Помню пустое Садовое кольцо во власти седой, неукротимой метели, – я откуда-то вышел, покинул комнату с полупогашенным светом, решил идти куда-то вперёд, пешком, – где я и что со мной, не знаю, уже не знаю, но иду, и меня заносит, на пути моём долгом, снегом, он то сыплется мелкой дробью, то летит сверху ровным, густейшим, застилающим всю округу, кругозор закрывающим слоем, и чутьём лишь одним я улавливаю на шоссе, в стороне, движение пробивающихся с трудом сквозь метель, вслепую, машин, и едва порой успеваю прикрывать рукою глаза, чтобы хоть что-нибудь видеть иногда в такой круговерти.
Был ампирный особнячок с деревянными, оштукатуренными, облупившимися колоннами, теремок, возможно, укромный, чей-то угол, приют, уют, чей-то взгляд в полутьме квартиры, чей-то вздох, сквозь век, о былом, – хлопья снега падали снова, ближе слов на губах замёрзших, ниже неба и выше почвы под ногами, дальше невольных мыслей о невозможном счастье, глубже строк стихотворных давних, и дома большие, сутулясь, еле сдерживали метель.
Мало ли что бывало со мною в такие месяцы! – согревало вино, приходилось часто курить, напрягать мышцы, чтобы не мёрзнуть.
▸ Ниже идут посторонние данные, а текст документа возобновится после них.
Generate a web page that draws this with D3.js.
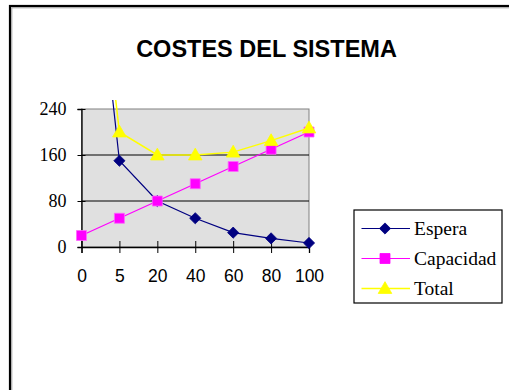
<!DOCTYPE html>
<html>
<head>
<meta charset="utf-8">
<script src="https://cdn.jsdelivr.net/npm/d3@7"></script>
<style>
  html, body { margin: 0; padding: 0; background: #fff; }
  svg { display: block; }
</style>
</head>
<body>
<svg id="chart" width="509" height="390"></svg>
<script>
// Cost components of the system for each capacity level
const categories = ["0", "5", "20", "40", "60", "80", "100"];
const espera     = [750, 150, 80, 50, 25, 15, 7];
const capacidad  = [20, 50, 80, 110, 140, 170, 200];
const total      = [770, 200, 160, 160, 165, 185, 207];
const yTicks     = [0, 80, 160, 240];

const series = [
  { name: "Espera",    values: espera,    color: "#000080", marker: "diamond" },
  { name: "Capacidad", values: capacidad, color: "#ff00ff", marker: "square" },
  { name: "Total",     values: total,     color: "#ffff00", marker: "triangle" }
];

const svg = d3.select("#chart");

// outer frame of the chart area
svg.append("rect")
  .attr("x", 10).attr("y", 6).attr("width", 560).attr("height", 450)
  .attr("fill", "none").attr("stroke", "#000").attr("stroke-width", 2.2);
svg.append("rect")
  .attr("x", 11.8).attr("y", 7.8).attr("width", 560).attr("height", 450)
  .attr("fill", "none").attr("stroke", "#9a9a9a").attr("stroke-width", 1);

// title
svg.append("text")
  .attr("x", 266.5).attr("y", 57)
  .attr("text-anchor", "middle")
  .attr("font-family", "Liberation Sans, Arial, sans-serif")
  .attr("font-weight", "bold")
  .attr("font-size", 23.5)
  .text("COSTES DEL SISTEMA");

const plot = { left: 81.5, right: 309, top: 109, bottom: 247 };

const x = d3.scalePoint().domain(categories).range([plot.left, plot.right]).padding(0);
const y = d3.scaleLinear().domain([0, 240]).range([plot.bottom, plot.top]);

// plot background
svg.append("rect")
  .attr("x", plot.left).attr("y", plot.top)
  .attr("width", plot.right - plot.left).attr("height", plot.bottom - plot.top)
  .attr("fill", "#e0e0e0")
  .attr("stroke", "#808080").attr("stroke-width", 1);

// horizontal gridlines
svg.append("g")
  .selectAll("line")
  .data(yTicks.filter(d => d > 0 && d < 240))
  .join("line")
  .attr("x1", plot.left).attr("x2", plot.right)
  .attr("y1", d => y(d)).attr("y2", d => y(d))
  .attr("stroke", "#000").attr("stroke-width", 1);

// y axis
const yAxis = svg.append("g")
  .attr("transform", `translate(${plot.left},0)`)
  .call(d3.axisLeft(y).tickValues(yTicks).tickSize(4).tickPadding(11).tickFormat(d3.format("d")));
yAxis.selectAll(".tick line").attr("x2", -4).attr("x1", 4).attr("stroke", "#000");
yAxis.select(".domain").attr("stroke", "#000").attr("stroke-width", 1.3);
yAxis.selectAll("text")
  .attr("font-family", "Liberation Serif, Times New Roman, serif")
  .attr("font-size", 18).attr("fill", "#000");

// x axis
const xAxis = svg.append("g")
  .attr("transform", `translate(0,${plot.bottom})`)
  .call(d3.axisBottom(x).tickSize(6).tickPadding(0));
xAxis.selectAll(".tick line").attr("y1", -6).attr("y2", 6).attr("stroke", "#000");
xAxis.select(".domain").attr("stroke", "#000").attr("stroke-width", 1.3);
xAxis.selectAll("text")
  .attr("font-family", "Liberation Sans, Arial, sans-serif")
  .attr("font-size", 17.5).attr("fill", "#000")
  .attr("dy", null).attr("y", 35);

// lines are cut off a little above the plot's top edge
svg.append("clipPath").attr("id", "clip")
  .append("rect")
  .attr("x", 0).attr("y", y(240) - 9)
  .attr("width", 509).attr("height", 390);

const symbolFor = {
  diamond: d3.symbol().type(d3.symbolDiamond2).size(80),
  square: d3.symbol().type(d3.symbolSquare).size(100),
  triangle: d3.symbol().type(d3.symbolTriangle).size(80)
};

const line = d3.line().x((d, i) => x(categories[i])).y(d => y(d));

const marks = svg.append("g").attr("clip-path", "url(#clip)");
series.forEach(s => {
  marks.append("path")
    .datum(s.values)
    .attr("d", line)
    .attr("fill", "none")
    .attr("stroke", s.color)
    .attr("stroke-width", s.marker === "triangle" ? 1.5 : 1.2);
  marks.append("g")
    .selectAll("path")
    .data(s.values.map((v, i) => ({ v, c: categories[i] })).filter(d => d.v <= 240))
    .join("path")
    .attr("transform", d => `translate(${x(d.c)},${y(d.v) + (s.marker === "triangle" ? 1 : 0)})`)
    .attr("d", symbolFor[s.marker])
    .attr("fill", s.color)
    .attr("stroke", s.marker === "square" ? "#ff66ff" : s.color)
    .attr("stroke-width", 0.8);
});

// legend
const legend = svg.append("g");
legend.append("rect")
  .attr("x", 354).attr("y", 210).attr("width", 148).attr("height", 93)
  .attr("fill", "#fff").attr("stroke", "#000").attr("stroke-width", 1.2);

const rows = legend.selectAll("g.row")
  .data(series)
  .join("g")
  .attr("class", "row")
  .attr("transform", (d, i) => `translate(0,${228.5 + i * 30})`);
rows.append("line")
  .attr("x1", 361.5).attr("x2", 410).attr("y1", 0).attr("y2", 0)
  .attr("stroke", d => d.color).attr("stroke-width", d => d.marker === "triangle" ? 1.5 : 1.2);
rows.append("path")
  .attr("transform", d => `translate(385,${d.marker === "triangle" ? 1 : 0})`)
  .attr("d", d => symbolFor[d.marker]())
  .attr("fill", d => d.color)
  .attr("stroke", d => d.color).attr("stroke-width", 0.8);
rows.append("text")
  .attr("x", 414).attr("y", 6.5)
  .attr("font-family", "Liberation Serif, Times New Roman, serif")
  .attr("font-size", 19.5)
  .text(d => d.name);
</script>
</body>
</html>
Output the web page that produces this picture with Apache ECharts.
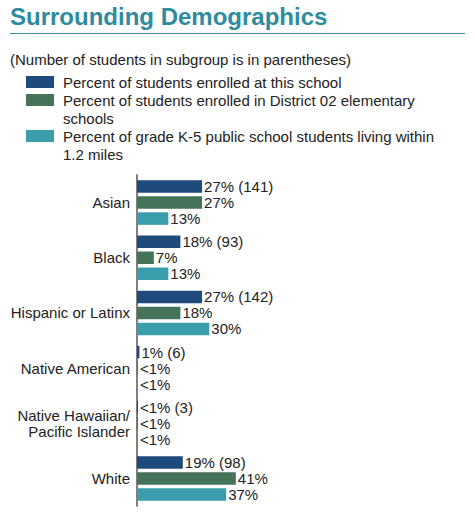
<!DOCTYPE html>
<html>
<head>
<meta charset="utf-8">
<script src="https://cdn.jsdelivr.net/npm/echarts@6/dist/echarts.min.js"></script>
<style>
  html, body { margin: 0; padding: 0; background: #fff; }
  #chart { width: 475px; height: 518px; }
</style>
</head>
<body>
<div id="chart"></div>
<script>
// categories, top to bottom
const groups = ['Asian', 'Black', 'Hispanic or Latinx', 'Native American', 'Native Hawaiian/\nPacific Islander', 'White'];

// percent values (the "<1%" ones drawn as a sliver)
const schoolPct = [27, 18, 27, 1, 0.4, 19];
const districtPct = [27, 7, 18, 0.4, 0.4, 41];
const nearbyPct = [13, 13, 30, 0.4, 0.4, 37];

// labels as printed
const schoolLabels = ['27% (141)', '18% (93)', '27% (142)', '1% (6)', '<1% (3)', '19% (98)'];
const districtLabels = ['27%', '7%', '18%', '<1%', '<1%', '41%'];
const nearbyLabels = ['13%', '13%', '30%', '<1%', '<1%', '37%'];

const seriesNames = [
    'Percent of students enrolled at this school',
    'Percent of students enrolled in District 02 elementary\nschools',
    'Percent of grade K-5 public school students living within\n1.2 miles'
];
const colors = ['#1f4a7c', '#44735a', '#3a9dab'];

const chart = echarts.init(document.getElementById('chart'), null, { renderer: 'svg' });

const font = 'Arial, "Liberation Sans", sans-serif';

const makeSeries = (i, values, labels) => ({
    name: seriesNames[i],
    type: 'bar',
    data: values,
    barWidth: 12.5,
    barGap: '28%',
    itemStyle: { color: colors[i] },
    silent: true,
    label: {
        show: true,
        position: 'right',
        distance: 2,
        color: '#222',
        fontSize: 15,
        fontFamily: font,
        formatter: (p) => labels[p.dataIndex]
    }
});

// legend drawn as graphic so the icon sits on the first line of wrapped text
const legendTops = [76, 94, 130];
const legendGraphics = [];
seriesNames.forEach((name, i) => {
    legendGraphics.push({
        type: 'rect',
        left: 26,
        top: legendTops[i],
        shape: { width: 28, height: 12 },
        style: { fill: colors[i] }
    });
    legendGraphics.push({
        type: 'text',
        left: 63,
        top: legendTops[i] - 3,
        style: {
            text: name,
            fill: '#222',
            font: '15px ' + font,
            lineHeight: 18
        }
    });
});

const option = {
    backgroundColor: '#fff',
    animation: false,
    title: {
        text: 'Surrounding Demographics',
        left: 10,
        top: 4,
        padding: 0,
        textStyle: {
            color: '#2e8c9e',
            fontSize: 24,
            fontWeight: 'bold',
            fontFamily: font
        }
    },
    graphic: [
        {
            type: 'line',
            shape: { x1: 10, y1: 33.5, x2: 465, y2: 33.5 },
            style: { stroke: '#3d8fa0', lineWidth: 1 }
        },
        {
            type: 'text',
            left: 10,
            top: 52,
            style: {
                text: '(Number of students in subgroup is in parentheses)',
                fill: '#222',
                font: '15px ' + font
            }
        },
        ...legendGraphics
    ],
    grid: {
        left: 137,
        top: 175,
        width: 241,
        height: 331
    },
    xAxis: {
        type: 'value',
        min: 0,
        max: 100,
        show: false
    },
    yAxis: {
        type: 'category',
        data: groups,
        inverse: true,
        offset: 1,
        axisLine: { show: true, lineStyle: { color: '#808080', width: 2 } },
        axisTick: { show: false },
        axisLabel: {
            color: '#222',
            fontSize: 15,
            fontFamily: font,
            margin: 6,
            lineHeight: 16,
            align: 'right'
        }
    },
    series: [
        makeSeries(0, schoolPct, schoolLabels),
        makeSeries(1, districtPct, districtLabels),
        makeSeries(2, nearbyPct, nearbyLabels)
    ]
};

chart.setOption(option);
</script>
</body>
</html>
Зато я почувствовал нечто – заснежённую, ледяную, ветром выстуженную холодным, в завихреньях метельных, Москву, – и увидел, как выдаются, в элиотовском тусклом свете фонарей, (с которыми, с грустью и с любовью, живущими в дивных, незабвенных польских стихах, попрощаться решил Галчинский), фасады с глыбастой лепниной и глухие торцы окрестных, для меня закрытых, домов, и узнал, что пружинистый воздух у магазина «Чай», почти напротив безмолвного, кряжистого главпочтамта, и хрустящий, скользящий негаданно под моими подошвами снег пахнут кофием свежемолотым и цейлонским рассыпчатым чаем, и нигде не видно милиции в такую собачью погоду, и лишь в переулках ухают шаги одиноких прохожих и собственные мои шаги, и метро мне кажется спасительным для меня убежищем, и кафе захудалое – тёплым укромом.
Чудовищный зимний город разворачивался тяжёлыми, неподъёмными, твёрдыми кольцами, распадался, нет, разрезался, расчленялся на мелкие секторы, на едва различимые части, приседал, устало пошатывался от непомерной тяжести поистине заполярного, из периода ледникового заглянувшего, может быть, холода, пыхтел и кряхтел под снегом.
Я видел сам, как зима, появившись уже в ноябре на столичных стогнах, вздохнула с облечением, наконец-то, убеждённая окончательно в том, что время её пришло.
Да, конечно же, это было ещё до Нового года.
Я ошибся, подумав, что это был мятежный давний февраль, – в феврале меня закружили совсем другие события.
Тогда же, на склоне года, не успев ещё пережить и осмыслить как следует щедрую на события и на встречи, уходящую в прошлое осень, мы рвались уже прямо в зиму, в холода её и снега, мы уже бежали к подъезду какого-нибудь из столичных гостеприимных домов, то хорошо знакомых, то ещё недостаточно, входили, нас уже ждали, в карманах – захолоделые бутылки вина, сигареты, на столе у хозяев – тоже бутылки да сигареты, свеча в старинном подсвечнике, зажжённая перед чтением стихов или прозы, картины, полумрак по углам, батареи отопления, тронешь – горячие, отогреться бы, отдышаться поскорее, – но просят читать – и читаешь, и люди слушают, люди слушают, понимая, что снега за окном – лишь присказка, ну а сказка – вот она, здесь.
Однажды нам некуда было идти, и нечего было выпить, и денег не было, и мороз нас просто замучал, – и Губанов тогда, по каким-то переулкам и закоулкам, повёл меня в гости к кому-то, в надежде там получить желаемое, то есть выпивку, а она ему, к сожалению, тогда непрерывно требовалась, хоть впрок никогда и не шла.